The workshop participants desire acceptance in a work community that values and supports them and want to receive recognition for their vocational competence and as good workers. Hence, ‘professionalism’ appears to constitute the source of vocational students’ sense of both societal and self-acceptance. For the students, finding a job in one’s own field and being recognised as a qualified worker connote success as a worker-citizen, providing the means with which to live a decent life (Tolonen 2008; Maunu 2018; Nikunen and Korvajärvi 2020, 8–9). These observations resonate with Nussbaum’s (2011, 39) theory, according to which the opportunity to develop the capabilities of affiliation and practical reason—that is, to feel like a dignified member of the community and plan one’s own life—are the basis for human dignity. They, moreover, suggest that succeeding as a worker-citizen forms a crucial part of the studied students’ visions of societal belonging.

It can consequently be asked whether vocational education aims to guarantee students’ sense of societal belonging by helping them attain the ideal of the worker-citizen, and if this is so, how does that affect the experience of acceptance among those who cannot or refuse to fulfil this ideal. Following Nussbaum’s (2011, 40) interpretation of CA, vocational education’s responsibility to vocational students goes beyond the objective of paid employment, also touching on their sense of belonging and social participation. Therefore, vocational education institutions must work to guarantee at least the threshold level of social equality among students regardless of whether their transition to work succeeds or not (Edgell and Graham 2017, 1205).

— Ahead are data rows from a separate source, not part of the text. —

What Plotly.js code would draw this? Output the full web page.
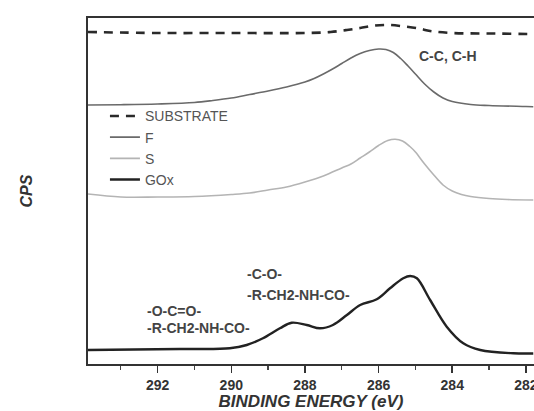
<!DOCTYPE html>
<html>
<head>
<meta charset="utf-8">
<script src="https://cdn.plot.ly/plotly-3.0.1.min.js"></script>
<style>html,body{margin:0;padding:0;background:#fff;}#chart{width:534px;height:411px;}</style>
</head>
<body>
<div id="chart"></div>
<script>
// Binding energy (eV) and intensity (arbitrary CPS, stacked offsets as drawn)
const substrateE = [293.9, 292.0, 290.0, 288.0, 287.3, 286.86, 286.5, 286.1, 285.7, 285.3, 284.9, 284.6, 284.0, 283.0, 281.8];
const substrateY = [332, 331, 331, 331, 332, 334, 336, 338.5, 339, 337.5, 335.5, 333, 331, 330.5, 330];

const fE = [293.9, 293.0, 292.0, 291.0, 290.5, 290.0, 289.5, 289.0, 288.5, 288.0, 287.75, 287.5, 287.25, 287.0, 286.75, 286.5, 286.25, 286.0, 285.8, 285.6, 285.4, 285.2, 285.0, 284.75, 284.5, 284.25, 284.0, 283.5, 283.0, 282.0, 281.8];
const fY = [259, 259.3, 260, 261.5, 263.5, 266, 269.5, 273, 277, 282, 285.5, 290, 295, 300.5, 306, 310.5, 313.5, 315, 314.5, 311.5, 305.5, 298, 290, 280, 272, 266, 262.5, 259.5, 258.5, 257.5, 257.3];

const sE = [293.9, 293.0, 292.0, 291.0, 290.0, 289.5, 289.0, 288.5, 288.0, 287.5, 287.0, 286.75, 286.5, 286.25, 286.0, 285.75, 285.55, 285.35, 285.15, 285.0, 284.75, 284.5, 284.25, 284.0, 283.75, 283.5, 283.0, 282.5, 281.8];
const sY = [170, 167, 167, 167.5, 169.5, 171, 174, 177, 182, 188, 196, 200, 206, 212, 218.5, 223.5, 224.8, 223, 217.5, 212, 200, 189, 179, 173, 169.5, 167.5, 165.5, 164.5, 164];

const goxE = [293.9, 291.4, 290.04, 289.58, 289.14, 288.68, 288.36, 287.95, 287.59, 287.24, 286.86, 286.5, 286.05, 285.69, 285.33, 285.14, 284.96, 284.6, 284.15, 283.7, 283.24, 282.34, 281.8];
const goxY = [14, 15, 15.7, 19, 25.7, 35.7, 41.3, 39, 35.7, 39, 49, 59, 64.7, 75.7, 85.7, 88, 85.7, 64, 37.3, 20.7, 14, 10.7, 10.5];

const xTicks = [292, 290, 288, 286, 284, 282];

const labels = [
  {text: 'C-C, C-H', x: 284.95, y: 308},
  {text: '-C-O-', x: 289.63, y: 90},
  {text: '-R-CH2-NH-CO-', x: 289.63, y: 69},
  {text: '-O-C=O-', x: 292.35, y: 53},
  {text: '-R-CH2-NH-CO-', x: 292.35, y: 36}
];

const traces = [
  {x: substrateE, y: substrateY, name: 'SUBSTRATE', mode: 'lines', line: {color: '#2a2a2a', width: 2.6, dash: '9px,7px', shape: 'spline'}},
  {x: fE, y: fY, name: 'F', mode: 'lines', line: {color: '#6a6a6a', width: 1.6, shape: 'spline'}},
  {x: sE, y: sY, name: 'S', mode: 'lines', line: {color: '#b4b4b4', width: 1.6, shape: 'spline'}},
  {x: goxE, y: goxY, name: 'GOx', mode: 'lines', line: {color: '#222222', width: 2.4, shape: 'spline'}}
];

const layout = {
  width: 534, height: 411,
  margin: {l: 88, r: 0, t: 18, b: 47},
  paper_bgcolor: '#ffffff', plot_bgcolor: '#ffffff',
  font: {family: 'Liberation Sans, Arial, sans-serif', color: '#333'},
  showlegend: true,
  legend: {x: 0.038, y: 0.762, xanchor: 'left', yanchor: 'top', bgcolor: 'rgba(0,0,0,0)',
           font: {size: 14, color: '#555'}, tracegroupgap: 0, itemwidth: 30},
  xaxis: {
    range: [293.89, 281.78], tickvals: xTicks, ticktext: xTicks.map(v => '<b>' + v + '</b>'),
    showgrid: false, zeroline: false, showline: true, linecolor: '#333', linewidth: 2,
    mirror: true, ticks: 'outside', ticklen: 7, tickwidth: 1.5, tickcolor: '#333',
    ticklabeloverflow: 'allow',
    minor: {dtick: 1, tick0: 281, ticks: 'outside', ticklen: 4, tickwidth: 1.2, tickcolor: '#444'},
    tickfont: {size: 14, color: '#333', family: 'Liberation Sans, Arial, sans-serif'},
    title: {text: '<b><i>BINDING ENERGY (eV)</i></b>', font: {size: 17, color: '#333'}, standoff: 3}
  },
  yaxis: {
    range: [0, 346], showticklabels: false, ticks: '', showgrid: false, zeroline: false,
    showline: true, linecolor: '#333', linewidth: 2,
    title: {text: '<b><i>CPS</i></b>', font: {size: 16, color: '#333'}, standoff: 49}
  },
  annotations: labels.map(l => ({
    x: l.x, y: l.y, xref: 'x', yref: 'y', text: '<b>' + l.text + '</b>', showarrow: false,
    xanchor: 'left', yanchor: 'middle', font: {size: 14, color: '#444'}
  }))
};

Plotly.newPlot('chart', traces, layout, {staticPlot: true, displayModeBar: false});
</script>
</body>
</html>
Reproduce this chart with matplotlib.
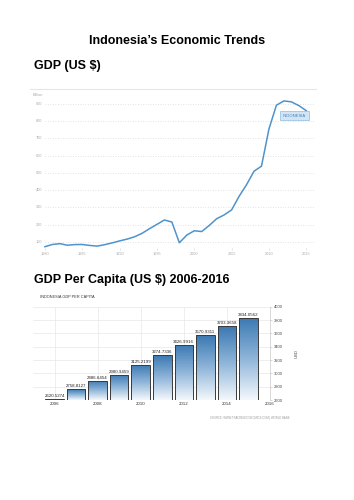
import matplotlib.pyplot as plt
import matplotlib.transforms as mtransforms
import numpy as np

plt.rcParams['font.family'] = ['Liberation Sans', 'DejaVu Sans']

# GDP, current US$ billions
gdp_years = list(range(1980, 2016))
gdp_billion = [72.5, 85.5, 90.2, 81.1, 84.9, 85.3, 79.9, 75.9, 84.3, 94.5,
               106.1, 116.6, 130.0, 150.0, 176.9, 202.1, 227.4, 215.7, 95.4, 140.0,
               165.0, 160.4, 195.7, 234.8, 256.8, 285.9, 364.6, 432.2, 510.2, 539.6,
               755.1, 893.0, 917.9, 912.5, 890.8, 861.3]
gdp_yticks = [100, 200, 300, 400, 500, 600, 700, 800, 900]
gdp_xticks = [1980, 1985, 1990, 1995, 2000, 2005, 2010, 2015]

# GDP per capita, US$
pc_years = list(range(2006, 2016))
pc_values = [2620.5274, 2758.8127, 2886.6454, 2980.9459, 3125.2199,
             3274.7336, 3426.9916, 3570.9311, 3703.3658, 3834.0562]
pc_yticks = [2600, 2800, 3000, 3200, 3400, 3600, 3800, 4000]
pc_xticks = [2006, 2008, 2010, 2012, 2014, 2016]

line_blue = '#4f93cc'
W, H = 354, 500
fig = plt.figure(figsize=(W / 100, H / 100), dpi=100)

fig.text(0.5, 1 - 41 / H, "Indonesia\u2019s Economic Trends", ha='center', va='center',
         fontsize=9, fontweight='bold')
fig.text(34 / W, 1 - 65.5 / H, "GDP (US $)", ha='left', va='center',
         fontsize=9, fontweight='bold')
fig.text(34 / W, 1 - 280 / H, "GDP Per Capita (US $) 2006-2016", ha='left', va='center',
         fontsize=9, fontweight='bold')

# ---- GDP line chart ----
ax1 = fig.add_axes([30 / W, 1 - 248 / H, 286 / W, 159 / H])
ax1.set_xlim(1978, 2016.3)
ax1.set_ylim(65, 987)
for s in ['left', 'right', 'bottom']:
    ax1.spines[s].set_visible(False)
ax1.spines['top'].set_color('#e6e6e6')
ax1.spines['top'].set_linewidth(0.8)
for v in gdp_yticks:
    ax1.plot([1980, 2016], [v, v], color='#d9d9d9', lw=0.6, ls=(0, (1, 2)), zorder=1)
ax1.plot(gdp_years, gdp_billion, color=line_blue, lw=1.1, zorder=3)
ax1.set_yticks([])
ax1.set_xticks(gdp_xticks)
ax1.set_xticklabels([str(t) for t in gdp_xticks], fontsize=2.8, color='#aaaaaa')
ax1.tick_params(axis='x', length=1.5, width=0.4, color='#cccccc', pad=1.5)
ytrans = mtransforms.blended_transform_factory(ax1.transAxes, ax1.transData)
for v in gdp_yticks:
    ax1.text(0.021, v, str(v), transform=ytrans, fontsize=2.8, color='#aaaaaa',
             ha='left', va='center')
ax1.text(0.01, 0.962, "Billion", transform=ax1.transAxes, fontsize=2.8,
         color='#aaaaaa', ha='left', va='center')
ax1.text(0.925, 0.833, "INDONESIA", transform=ax1.transAxes, fontsize=3,
         color='#3f7fbf', ha='center', va='center',
         bbox=dict(boxstyle='square,pad=0.6', fc='#d3e5f5', ec='#8dbbe2', lw=0.5))

# ---- GDP per capita bar chart ----
ax2 = fig.add_axes([33 / W, 0.2, 237 / W, 93.3 / H])
ax2.set_xlim(2005.0, 2016.0)
ax2.set_ylim(2600, 4000)
for s in ['left', 'top', 'bottom']:
    ax2.spines[s].set_visible(False)
ax2.spines['right'].set_color('#bbbbbb')
ax2.spines['right'].set_linewidth(0.4)
ax2.yaxis.tick_right()
ax2.yaxis.set_label_position('right')
ax2.set_yticks(pc_yticks)
ax2.set_yticklabels([str(t) for t in pc_yticks], fontsize=3, color='#444444')
ax2.set_xticks(pc_xticks)
ax2.set_xticklabels([str(t) for t in pc_xticks], fontsize=3.2, color='#333333')
ax2.tick_params(axis='y', length=1.5, width=0.4, color='#bbbbbb', pad=1)
ax2.tick_params(axis='x', length=0, pad=1.5)
ax2.grid(True, color='#e8e8e8', lw=0.5)
ax2.set_axisbelow(True)
ax2.set_ylabel("USD", fontsize=3, color='#444444', labelpad=9)

bars = ax2.bar(pc_years, [v - 2600 for v in pc_values], bottom=2600, width=0.86,
               facecolor='none', edgecolor='#3a3a3a', linewidth=0.7, zorder=3)
grad = np.linspace(1, 0, 256).reshape(-1, 1)
cmap = plt.matplotlib.colors.LinearSegmentedColormap.from_list(
    'g', ['#f4f8fc', '#8fb5d9', '#3a78b2'])
for b, v in zip(bars, pc_values):
    x0, w = b.get_x(), b.get_width()
    im = ax2.imshow(grad, extent=[x0, x0 + w, 2600, v], aspect='auto',
                    cmap=cmap, vmin=0, vmax=1, zorder=2)
    im.set_clip_path(b)
    ax2.text(x0 + w / 2, v + 15, f"{v:.4f}", ha='center', va='bottom',
             fontsize=3.2, color='#222222', zorder=4)
ax2.set_xlim(2005.0, 2016.0)
ax2.set_ylim(2600, 4000)

fig.text(40 / W, 1 - 297 / H, "INDONESIA GDP PER CAPITA", fontsize=2.8,
         color='#333333', ha='left', va='center')
fig.text(210 / W, 1 - 418 / H, "SOURCE: WWW.TRADINGECONOMICS.COM | WORLD BANK",
         fontsize=2.0, color='#999999', ha='left', va='center')

fig.savefig('out.png', dpi=100)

In the same vein as Wood (2017, 1186), this paper argues that Finnish vocational education’s narrow way of understanding societal participation via worker-citizenship impacts students’ visions of how they can belong to society. Worker-citizenship is not completely a negative construct, because, for many vocational students, it can be an important resource of belonging. However, it is a resource only if young people are able to and want to meet its standards. As May (2011, 374; 2013, 150) has argued, because the concept of belonging is sensitive to change, using it allows us to ask how and to whom we can ensure belonging, especially when society is changing. The findings of this paper contribute to discussing how vocational education can support students’ actual potential to find paid employment as expected and desired (whether full-time, part-time or entrepreneurship).

When interpreting the results, it is important to remember that young people enter vocational education from diverse backgrounds and that employment prospects vary considerably by degree field. It is also noteworthy that the assignment in the workshops was oriented around the transition to working life and may have strengthened the role of paid employment in the analysis. It may be that the research situation or methods led some of the participants to overemphasise paid employment. For instance, it seemed as if the students were attempting to convince the interviewer of their decency as ‘worker-citizens’ (see Ågren et al. 2020). These are interesting points, nevertheless, in the light of the research questions. The themed interview questions helped the interviewers broaden the topics discussed beyond paid employment.

In conclusion, this paper poses an important and timely question for future research. How can vocational education and society in general support vocational education graduates, particularly their sense of societal belonging, prior to their uncertain transition to working life? This is a particularly relevant question considering the negative effects of the insecure labour market on young people’s well-being and opportunities to plan for their future (Vancea and Utzet 2018; Cuervo and Chesters 2019).